* _TASK DIRECTIONS_:
Restate exactly the lines of the entries below, beginning with the first and ending with the line that holds "const PAD_LEFT = 28;". Pictures are not copied.

* _Records with drawing code_:
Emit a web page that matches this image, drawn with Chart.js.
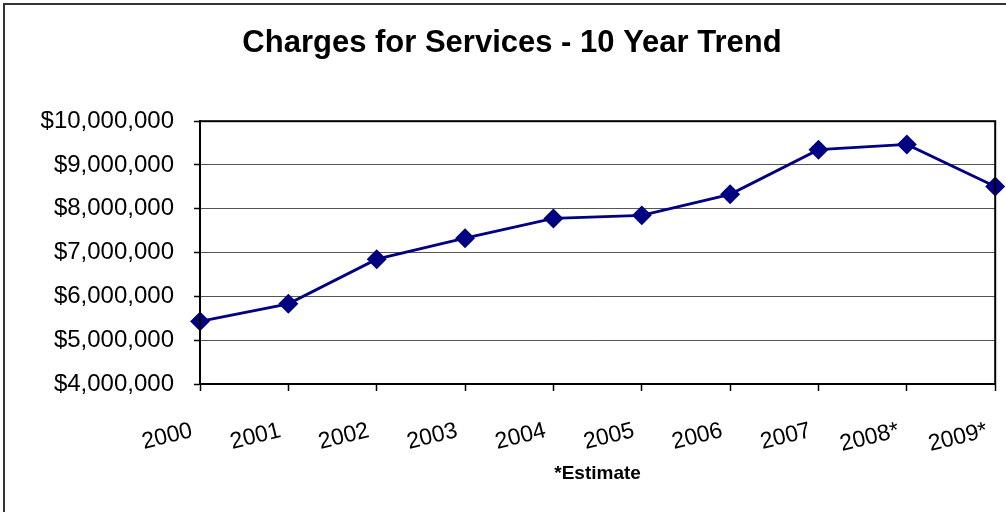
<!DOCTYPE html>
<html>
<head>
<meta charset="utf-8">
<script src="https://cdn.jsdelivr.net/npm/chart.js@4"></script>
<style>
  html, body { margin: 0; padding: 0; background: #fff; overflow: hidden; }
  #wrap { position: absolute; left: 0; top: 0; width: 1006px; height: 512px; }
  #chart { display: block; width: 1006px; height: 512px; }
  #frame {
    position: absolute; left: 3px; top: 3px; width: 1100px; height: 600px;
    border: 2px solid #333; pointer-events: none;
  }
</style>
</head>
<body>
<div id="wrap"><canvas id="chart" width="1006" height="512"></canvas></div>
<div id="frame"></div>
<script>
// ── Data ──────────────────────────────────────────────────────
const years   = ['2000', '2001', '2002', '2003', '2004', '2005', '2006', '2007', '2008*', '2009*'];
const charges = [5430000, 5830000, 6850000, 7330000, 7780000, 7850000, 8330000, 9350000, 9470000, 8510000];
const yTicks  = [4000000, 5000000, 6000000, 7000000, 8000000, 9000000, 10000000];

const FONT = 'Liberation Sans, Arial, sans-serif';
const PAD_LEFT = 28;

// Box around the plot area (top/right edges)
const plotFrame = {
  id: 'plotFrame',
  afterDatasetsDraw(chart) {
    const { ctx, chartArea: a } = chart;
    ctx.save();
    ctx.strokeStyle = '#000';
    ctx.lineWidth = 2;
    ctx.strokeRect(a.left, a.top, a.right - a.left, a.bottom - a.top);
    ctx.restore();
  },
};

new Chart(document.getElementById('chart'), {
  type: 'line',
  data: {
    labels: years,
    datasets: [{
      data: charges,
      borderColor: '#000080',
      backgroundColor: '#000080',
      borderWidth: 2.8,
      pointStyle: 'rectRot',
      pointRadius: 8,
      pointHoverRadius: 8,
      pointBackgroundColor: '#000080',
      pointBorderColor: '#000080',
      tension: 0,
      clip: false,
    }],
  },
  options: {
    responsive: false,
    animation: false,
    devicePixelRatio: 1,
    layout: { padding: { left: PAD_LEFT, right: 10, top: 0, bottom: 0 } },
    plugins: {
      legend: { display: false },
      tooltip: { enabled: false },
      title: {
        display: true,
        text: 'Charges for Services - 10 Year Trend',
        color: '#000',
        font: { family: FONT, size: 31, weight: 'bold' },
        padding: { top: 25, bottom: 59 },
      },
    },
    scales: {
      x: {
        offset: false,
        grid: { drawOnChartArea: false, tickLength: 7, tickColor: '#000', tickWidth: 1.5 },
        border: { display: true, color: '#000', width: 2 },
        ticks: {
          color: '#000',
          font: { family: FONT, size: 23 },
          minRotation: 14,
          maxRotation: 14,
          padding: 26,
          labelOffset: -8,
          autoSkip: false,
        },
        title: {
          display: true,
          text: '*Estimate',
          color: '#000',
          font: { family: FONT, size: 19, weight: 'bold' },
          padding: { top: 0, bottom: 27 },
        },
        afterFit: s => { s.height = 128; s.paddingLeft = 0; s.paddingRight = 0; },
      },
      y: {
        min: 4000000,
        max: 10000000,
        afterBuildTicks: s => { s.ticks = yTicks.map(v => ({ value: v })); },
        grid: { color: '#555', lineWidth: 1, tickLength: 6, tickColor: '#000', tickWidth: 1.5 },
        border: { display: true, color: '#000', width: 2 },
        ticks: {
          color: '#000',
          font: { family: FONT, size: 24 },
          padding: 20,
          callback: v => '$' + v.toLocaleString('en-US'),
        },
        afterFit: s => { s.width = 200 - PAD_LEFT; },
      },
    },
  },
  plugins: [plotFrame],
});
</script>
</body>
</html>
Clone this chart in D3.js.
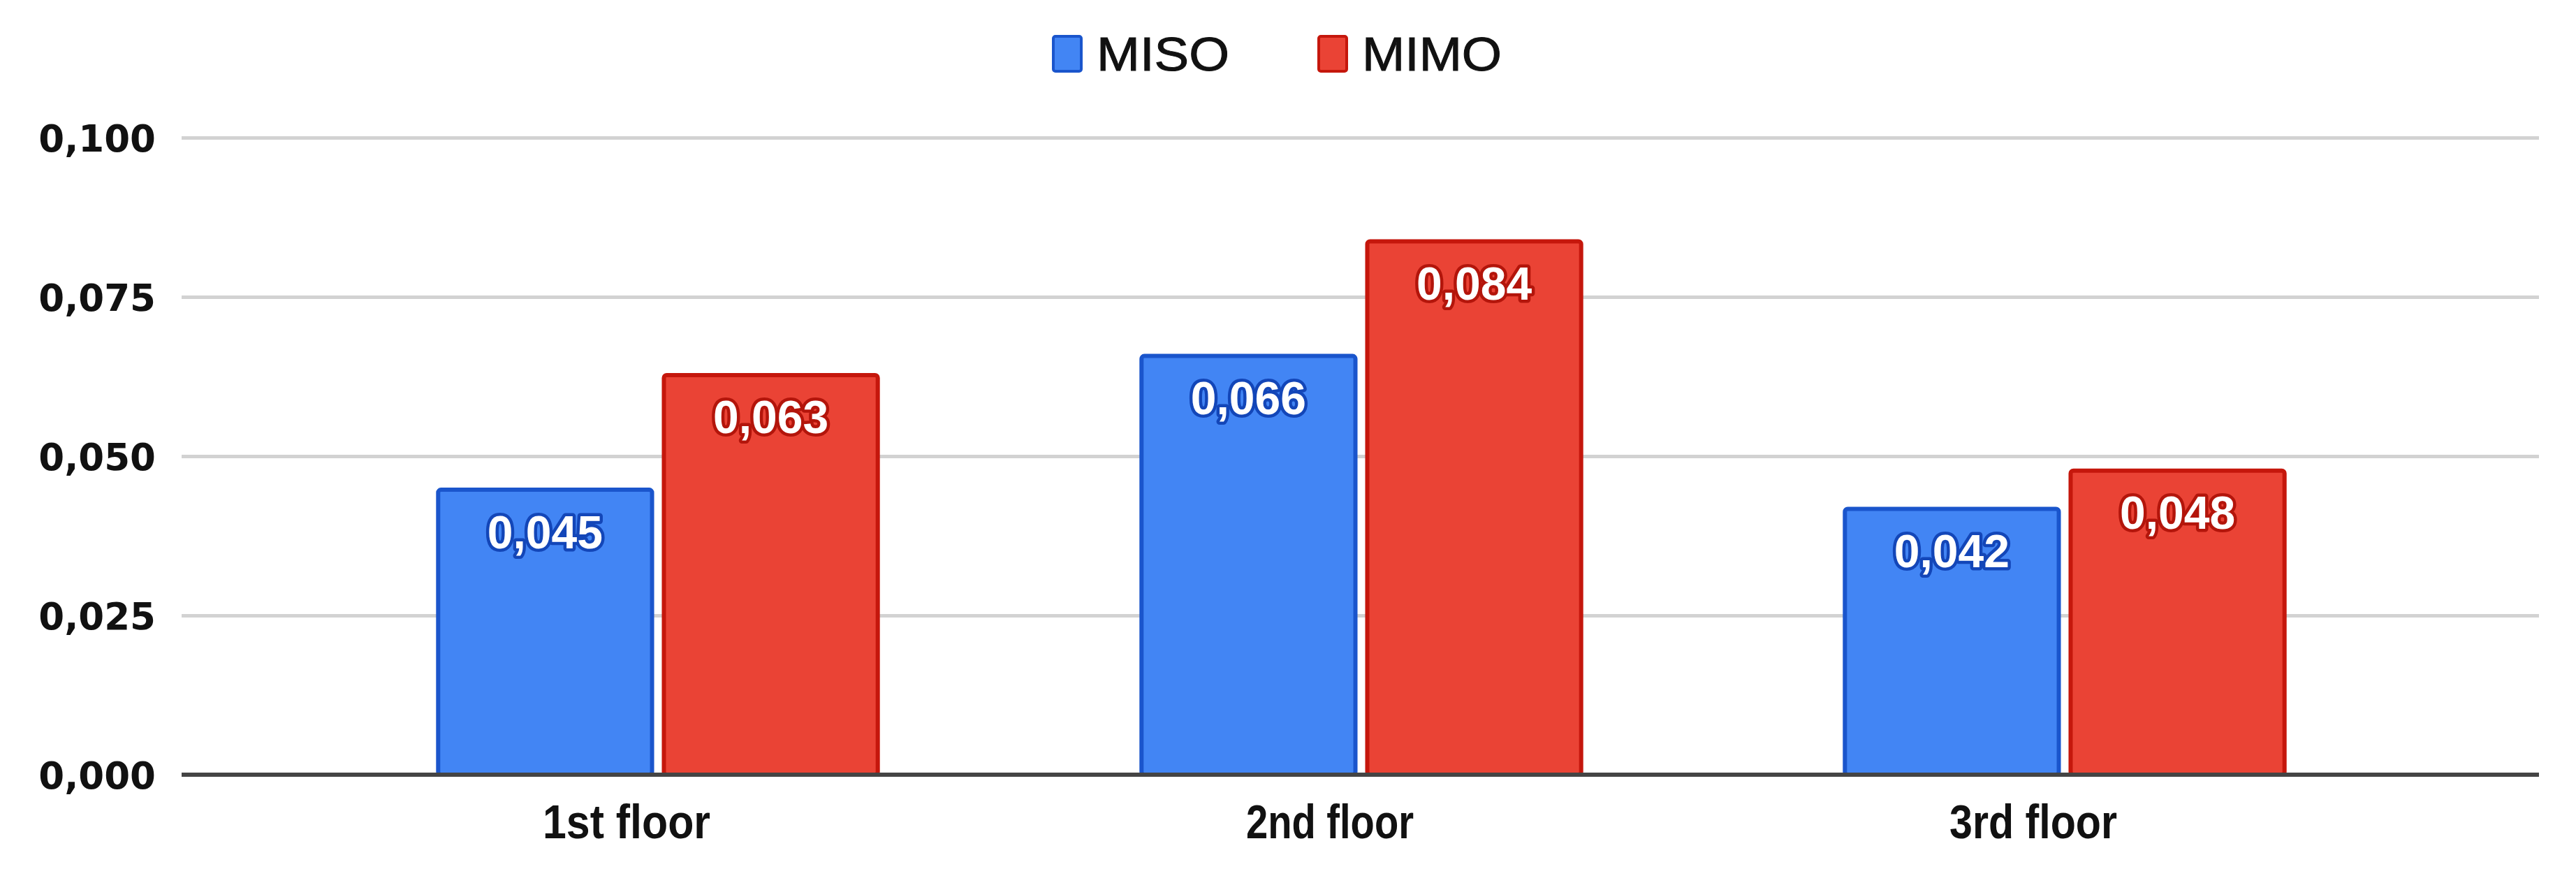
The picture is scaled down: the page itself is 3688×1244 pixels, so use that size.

* _THE ANSWER_:
Emit a web page that matches this image, drawn with Chart.js.
<!DOCTYPE html>
<html>
<head>
<meta charset="utf-8">
<script src="https://cdn.jsdelivr.net/npm/chart.js@4"></script>
<style>
  html, body { margin: 0; padding: 0; background: #fff; overflow: hidden; }
  #wrap { position: absolute; left: 0; top: 0; width: 1006px; height: 512px; }
  #chart { display: block; width: 1006px; height: 512px; }
  #frame {
    position: absolute; left: 3px; top: 3px; width: 1100px; height: 600px;
    border: 2px solid #333; pointer-events: none;
  }
</style>
</head>
<body>
<div id="wrap"><canvas id="chart" width="1006" height="512"></canvas></div>
<div id="frame"></div>
<script>
// ── Data ──────────────────────────────────────────────────────
const years   = ['2000', '2001', '2002', '2003', '2004', '2005', '2006', '2007', '2008*', '2009*'];
const charges = [5430000, 5830000, 6850000, 7330000, 7780000, 7850000, 8330000, 9350000, 9470000, 8510000];
const yTicks  = [4000000, 5000000, 6000000, 7000000, 8000000, 9000000, 10000000];

const FONT = 'Liberation Sans, Arial, sans-serif';
const PAD_LEFT = 28;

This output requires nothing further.